In fact, they like it so much, they’re now mixing it with Arabic music! A quick YouTube search for “Arabic reggaeton” will reveal a boatload of songs. It is catchy and fun and I highly recommend trying it out.
People love to hate on technology. It’s ruining society. Young people don’t know how to socialize. It’s no replacement for human interaction. Yada, yada, yada.
Some of the critiques are valid, others are the same stupid stuff people said when the printing press was invented. The point is technology is like anything else in life- it’s about how you use it.
For me, I’d love to be able to go to Syria and Saudi Arabia.

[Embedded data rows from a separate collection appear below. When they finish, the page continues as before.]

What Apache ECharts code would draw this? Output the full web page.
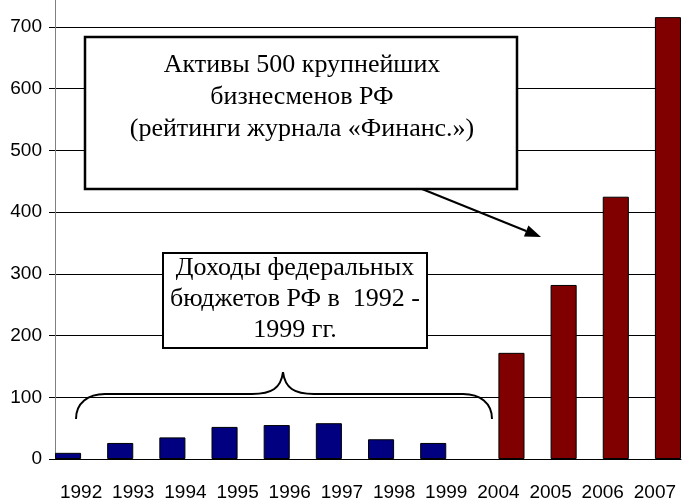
<!DOCTYPE html>
<html>
<head>
<meta charset="utf-8">
<script src="https://cdn.jsdelivr.net/npm/echarts@6/dist/echarts.min.js"></script>
<style>
  html, body { margin: 0; padding: 0; background: #fff; }
  #chart { width: 683px; height: 502px; }
</style>
</head>
<body>
<div id="chart"></div>
<script>
var years = ['1992', '1993', '1994', '1995', '1996', '1997', '1998', '1999', '2004', '2005', '2006', '2007'];
// доходы федерального бюджета, 1992-1999
var budget = [10, 26, 35, 52, 55, 58, 32, 26, '-', '-', '-', '-'];
// активы 500 крупнейших бизнесменов, 2004-2007
var assets = ['-', '-', '-', '-', '-', '-', '-', '-', 172, 282, 425, 716];

var chart = echarts.init(document.getElementById('chart'), null, { renderer: 'canvas' });

var ink = { stroke: '#000', lineWidth: 2, fill: null };

// arrow from the big box toward the red bars
function arrow(x1, y1, x2, y2) {
  var dx = x2 - x1, dy = y2 - y1;
  var len = Math.sqrt(dx * dx + dy * dy);
  var ux = dx / len, uy = dy / len;
  var bx = x2 - ux * 16, by = y2 - uy * 16;
  var px = -uy * 6, py = ux * 6;
  return [
    { type: 'line', z: 100, shape: { x1: x1, y1: y1, x2: bx, y2: by }, style: ink },
    { type: 'polygon', z: 100, shape: { points: [[x2, y2], [bx + px, by + py], [bx - px, by - py]] }, style: { fill: '#000' } }
  ];
}

function curve(x1, y1, c1x, c1y, c2x, c2y, x2, y2) {
  return { type: 'bezierCurve', z: 100, shape: { x1: x1, y1: y1, cpx1: c1x, cpy1: c1y, cpx2: c2x, cpy2: c2y, x2: x2, y2: y2 }, style: ink };
}
function seg(x1, y1, x2, y2) {
  return { type: 'line', z: 100, shape: { x1: x1, y1: y1, x2: x2, y2: y2 }, style: ink };
}

// curly brace over the blue bars
var brace = [
  curve(76, 419, 76, 403, 88, 394, 105, 394),
  seg(105, 394, 252, 394),
  curve(252, 394, 272, 394, 281, 388, 283, 372),
  curve(283, 372, 285, 388, 294, 394, 314, 394),
  seg(314, 394, 463, 394),
  curve(463, 394, 480, 394, 492, 403, 492, 419)
];

var serif = '"Liberation Serif", "Times New Roman", serif';
var sans = '"Liberation Sans", Arial, sans-serif';

var option = {
  animation: false,
  grid: { left: 55, right: 2, top: 27, bottom: 43 },
  xAxis: {
    type: 'category',
    data: years,
    axisLine: { lineStyle: { color: '#000', width: 1 } },
    axisTick: { length: 5, lineStyle: { color: '#000' } },
    axisLabel: { interval: 0, color: '#000', fontSize: 19, fontFamily: sans, margin: 24 }
  },
  yAxis: {
    type: 'value',
    min: 0,
    max: 700,
    interval: 100,
    axisLine: { show: true, lineStyle: { color: '#808080', width: 1 } },
    axisTick: { show: true, length: 6, lineStyle: { color: '#000' } },
    axisLabel: { color: '#000', fontSize: 19, fontFamily: sans, margin: 13 },
    splitLine: { lineStyle: { color: '#000', width: 1 } }
  },
  series: [
    {
      type: 'bar',
      data: budget,
      barGap: '0%',
      barCategoryGap: '0%',
      itemStyle: { color: '#000080', borderColor: '#000', borderWidth: 1 }
    },
    {
      type: 'bar',
      data: assets,
      clip: false,
      itemStyle: { color: '#800000', borderColor: '#000', borderWidth: 1 }
    }
  ],
  graphic: [
    // y axis runs on past 700
    { type: 'line', shape: { x1: 55.5, y1: 0, x2: 55.5, y2: 27 }, style: { stroke: '#808080', lineWidth: 1 } },
    {
      type: 'rect', z: 100,
      shape: { x: 85, y: 37, width: 432, height: 152 },
      style: { fill: '#fff', stroke: '#000', lineWidth: 2.5 }
    },
    {
      type: 'text', z: 101, x: 302, y: 49,
      style: {
        text: 'Активы 500 крупнейших\nбизнесменов РФ\n(рейтинги журнала «Финанс.»)',
        align: 'center', verticalAlign: 'top', font: '26px ' + serif, lineHeight: 32, fill: '#000'
      }
    },
    {
      type: 'rect', z: 100,
      shape: { x: 163, y: 253, width: 264, height: 95 },
      style: { fill: '#fff', stroke: '#000', lineWidth: 2 }
    },
    {
      type: 'text', z: 101, x: 295, y: 253,
      style: {
        text: 'Доходы федеральных\nбюджетов РФ в  1992 -\n1999 гг.',
        align: 'center', verticalAlign: 'top', font: '26px ' + serif, lineHeight: 31, fill: '#000'
      }
    }
  ].concat(brace, arrow(422, 189, 541, 237))
};

chart.setOption(option);
</script>
</body>
</html>
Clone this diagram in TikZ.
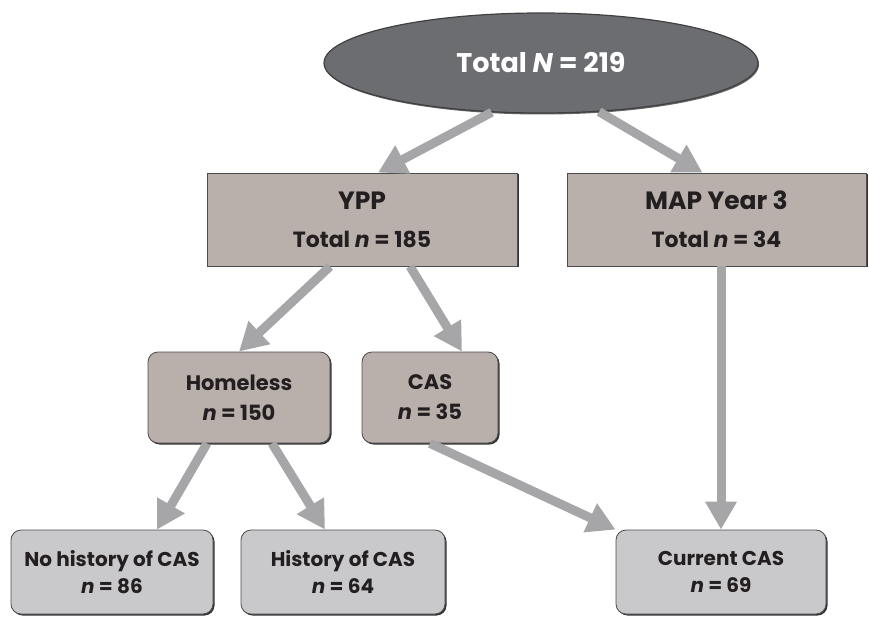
\documentclass[tikz,border=0pt]{standalone}
\usepackage{fontspec}
\setmainfont{Poppins}
\usepackage{tikz}
\usetikzlibrary{positioning,arrows.meta,shadows,shapes.geometric}
\usepackage{xcolor}

\definecolor{ovalgray}{HTML}{6C6D71}
\definecolor{taupe}{HTML}{B9AFAB}
\definecolor{lightbox}{HTML}{C9C9CB}
\definecolor{arrowgray}{HTML}{A6A6A8}
\definecolor{inkdark}{HTML}{231F20}

\begin{document}
\begin{tikzpicture}[
  x=1pt, y=-1pt,
  oval/.style  = {ellipse, draw=black!75, line width=1.2pt, fill=ovalgray,
                  text=white, minimum width=434pt, minimum height=100pt,
                  font=\bfseries\fontsize{27}{32}\selectfont,
                  drop shadow={shadow xshift=1pt, shadow yshift=-1.5pt,
                               fill=black, opacity=.6}},
  group/.style = {draw=black!70, line width=.8pt, fill=taupe, text=inkdark,
                  align=center, minimum height=93pt,
                  font=\bfseries\fontsize{22}{34}\selectfont,
                  drop shadow={shadow xshift=1.5pt, shadow yshift=-1.5pt,
                               fill=black, opacity=.8}},
  sub/.style   = {group, rounded corners=10pt, minimum height=91pt,
                  font=\bfseries\fontsize{21}{30}\selectfont},
  leaf/.style  = {sub, fill=lightbox, minimum height=84pt,
                  font=\bfseries\fontsize{20}{27}\selectfont},
  arr/.style   = {-{Triangle[length=28pt, width=30pt]}, line width=9pt,
                  draw=arrowgray},
]
\useasboundingbox (0,0) rectangle (869,617);

% ---------------- top ---------------------------------------------------
\node[oval] (tot) at (541,63) {Total \textit{N} = 219};

% ---------------- study groups ------------------------------------------
\node[group, minimum width=310pt] (ypp) at (362,219.5)
  {{\fontsize{25}{34}\selectfont YPP}\\[4pt] Total \textit{n} = 185};
\node[group, minimum width=299pt] (map) at (716.5,219.5)
  {{\fontsize{25}{34}\selectfont MAP Year 3}\\[4pt] Total \textit{n} = 34};

% ---------------- YPP split ---------------------------------------------
\node[sub, minimum width=182pt] (home) at (239,397.5)
  {Homeless\\ \textit{n} = 150};
\node[sub, minimum width=136pt] (cas) at (430,397.5)
  {CAS\\ \textit{n} = 35};

% ---------------- outcomes ----------------------------------------------
\node[leaf, minimum width=202pt] (nohist) at (112,572)
  {No history of CAS\\ \textit{n} = 86};
\node[leaf, minimum width=204pt] (hist) at (343,572)
  {History of CAS\\ \textit{n} = 64};
\node[leaf, minimum width=210pt] (cur) at (721,572)
  {Current CAS\\ \textit{n} = 69};

% ---------------- edges -------------------------------------------------
\draw[arr] (tot.225) -- ([xshift=16pt]ypp.north);
\draw[arr] (tot.-40) -- ([xshift=-14pt]map.north);
\draw[arr] ([xshift=-32pt]ypp.south) -- (home.north);
\draw[arr] ([xshift=48pt]ypp.south) -- ([xshift=32pt]cas.north);
\draw[arr] (map.south -| cur.north) -- (cur.north);
\draw[arr] (cas.south) -- (cur.north west);
\draw[arr] ([xshift=-32pt]home.south) -- ([xshift=45pt]nohist.north);
\draw[arr] ([xshift=33pt]home.south) -- ([xshift=-18pt]hist.north);

\end{tikzpicture}
\end{document}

And I hope to visit Jordan sometime soon, although if we’re totally honest it can be challenging both as a queer person and an Israeli. I’m sad that for political reasons I can’t- and I’m sad in particular for the people of Syria who are suffering. I’m also sad because Saudi Arabia doesn’t look like it’s headed for a lot of long-term stability either. I’m sad because in every country in the world there are good people I’d like to meet- and who’d like to meet me. Of course there are fire and brimstone clerics (we have a few in Israel) and mean people and bigots, but there are good people out there too. Complicated people. People I can learn from- and teach.
So this is what I have to say: I’m not going to wait until the borders open between Israel and countries like Syria and Saudi Arabia. I’m going to use technology to get to know my neighbors as best I can. Why shouldn’t I enrich my life with the treasures their cultures have to offer? I’m sure somewhere in Riyadh there’s a kid secretly listening to pirated Mizrachi music. If you think that’s naive, you need to do your homework. As the phrase goes, “we’re all in the gutter, but some of us are looking up at the stars”.

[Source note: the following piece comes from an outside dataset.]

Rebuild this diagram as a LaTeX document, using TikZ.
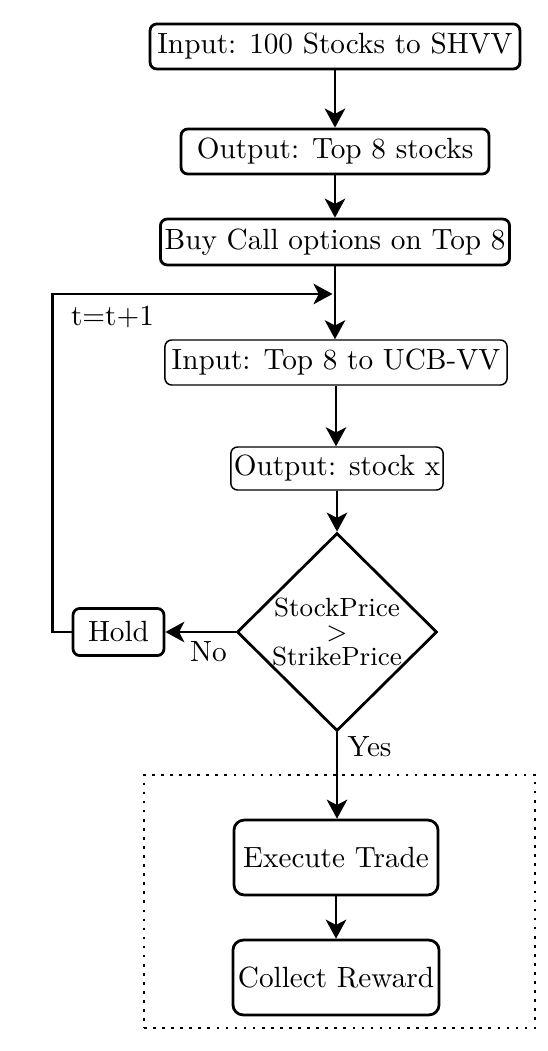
\documentclass[tikz,border=0pt]{standalone}
\usetikzlibrary{shapes.geometric,arrows.meta}
\begin{document}
\begin{tikzpicture}[x=0.342pt,y=-0.342pt,
  box/.style={draw,line width=0.95pt,rounded corners=2.3pt,inner sep=1pt,align=center},
  thinbox/.style={draw,line width=0.5pt,rounded corners=2.3pt,inner sep=1pt,align=center},
  bigbox/.style={draw,line width=0.95pt,rounded corners=3.5pt,inner sep=1pt,align=center},
  decision/.style={draw,diamond,line width=0.95pt,inner sep=0pt,align=center,font=\small},
  flow/.style={line width=0.95pt,-{Stealth[length=6.5pt,width=7pt,inset=1.8pt]}},
  lbl/.style={inner sep=0pt}]
\useasboundingbox (0,0) rectangle (548,1051);
\node[box,minimum width=126.5pt,minimum height=15.4pt] (in1) at (335,46.5) {Input: 100 Stocks to SHVV};
\node[box,minimum width=105.3pt,minimum height=15.4pt] (out1) at (335,151.5) {Output: Top 8 stocks};
\node[box,minimum width=119.4pt,minimum height=15.7pt] (buy) at (335,242) {Buy Call options on Top 8};
\node[thinbox,minimum width=117pt,minimum height=15.4pt] (in2) at (336,362.5) {Input: Top 8 to UCB-VV};
\node[thinbox,minimum width=71.8pt,minimum height=14.7pt] (out2) at (337,468.5) {Output: stock x};
\node[decision,minimum width=68.4pt,minimum height=66.3pt] (dec) at (337,632) {StockPrice\\[-2.6pt]$>$\\[-2.6pt]StrikePrice};
\node[box,minimum width=31.1pt,minimum height=16.1pt] (hold) at (118.5,632) {Hold};
\node[draw,line width=0.9pt,dash pattern=on 0.9pt off 2.2pt,minimum width=133.7pt,minimum height=86.5pt,inner sep=0pt] (grp) at (339.5,901.5) {};
\node[bigbox,minimum width=69.8pt,minimum height=25.6pt] (exec) at (336,857.5) {Execute Trade};
\node[bigbox,minimum width=70.5pt,minimum height=25.6pt] (coll) at (336,977.5) {Collect Reward};
\coordinate (j) at (336,294);
\node[lbl] (tl) at (112.5,317) {t=t+1};
\node[lbl] (no) at (208.5,652) {No};
\node[lbl] (yes) at (369.5,747) {Yes};
\draw[flow] (in1.south) -- (in1.south |- out1.north);
\draw[flow] (out1.south) -- (out1.south |- buy.north);
\draw[flow] (buy.south) -- (buy.south |- in2.north);
\draw[flow] (in2.south) -- (in2.south |- out2.north);
\draw[flow] (out2.south) -- (out2.south |- dec.north);
\draw[flow] (dec.west) -- (hold.east);
\draw[flow] (hold.west) -- ++(-19,0) |- ([xshift=-1.2pt]j);
\draw[flow] (dec.south) -- (dec.south |- exec.north);
\draw[flow] (exec.south) -- (exec.south |- coll.north);
\end{tikzpicture}
\end{document}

As I walked down the streets of South Tel Aviv, I’m sure there are people I passed by who would utterly disapprove of me listening to Saudi Quranic chanting or Syrian pop. That’s the music of Arabs, of the enemy. Those people hate us.
But I bet there are more than a few people who have held on to their Middle Eastern roots. Who if I pumped up the volume loud enough, might join in and even dance. Because the beauty of South Tel Aviv is that the people who live here- the music they blare every morning when I wake up. It’s so utterly and deeply Middle Eastern that you don’t know where the Umm Kulthum starts and the Omer Adam ends.
All Middle Eastern countries are more diverse than you might suspect. I speak Arabic so I actually know what my neighbors are saying- and it’s interesting.
I live in a country built on a miracle, on a 2,000 year old pipe dream that came true. And while people are reading and re-reading Ha’aretz and Yisrael Hayom and the New York Times, I’m practicing my southern drawl. Because one day, by the grace of God, I’m going to hop on a plane, get my passport stamped, and listen to Kenny Chesney play Riyadh.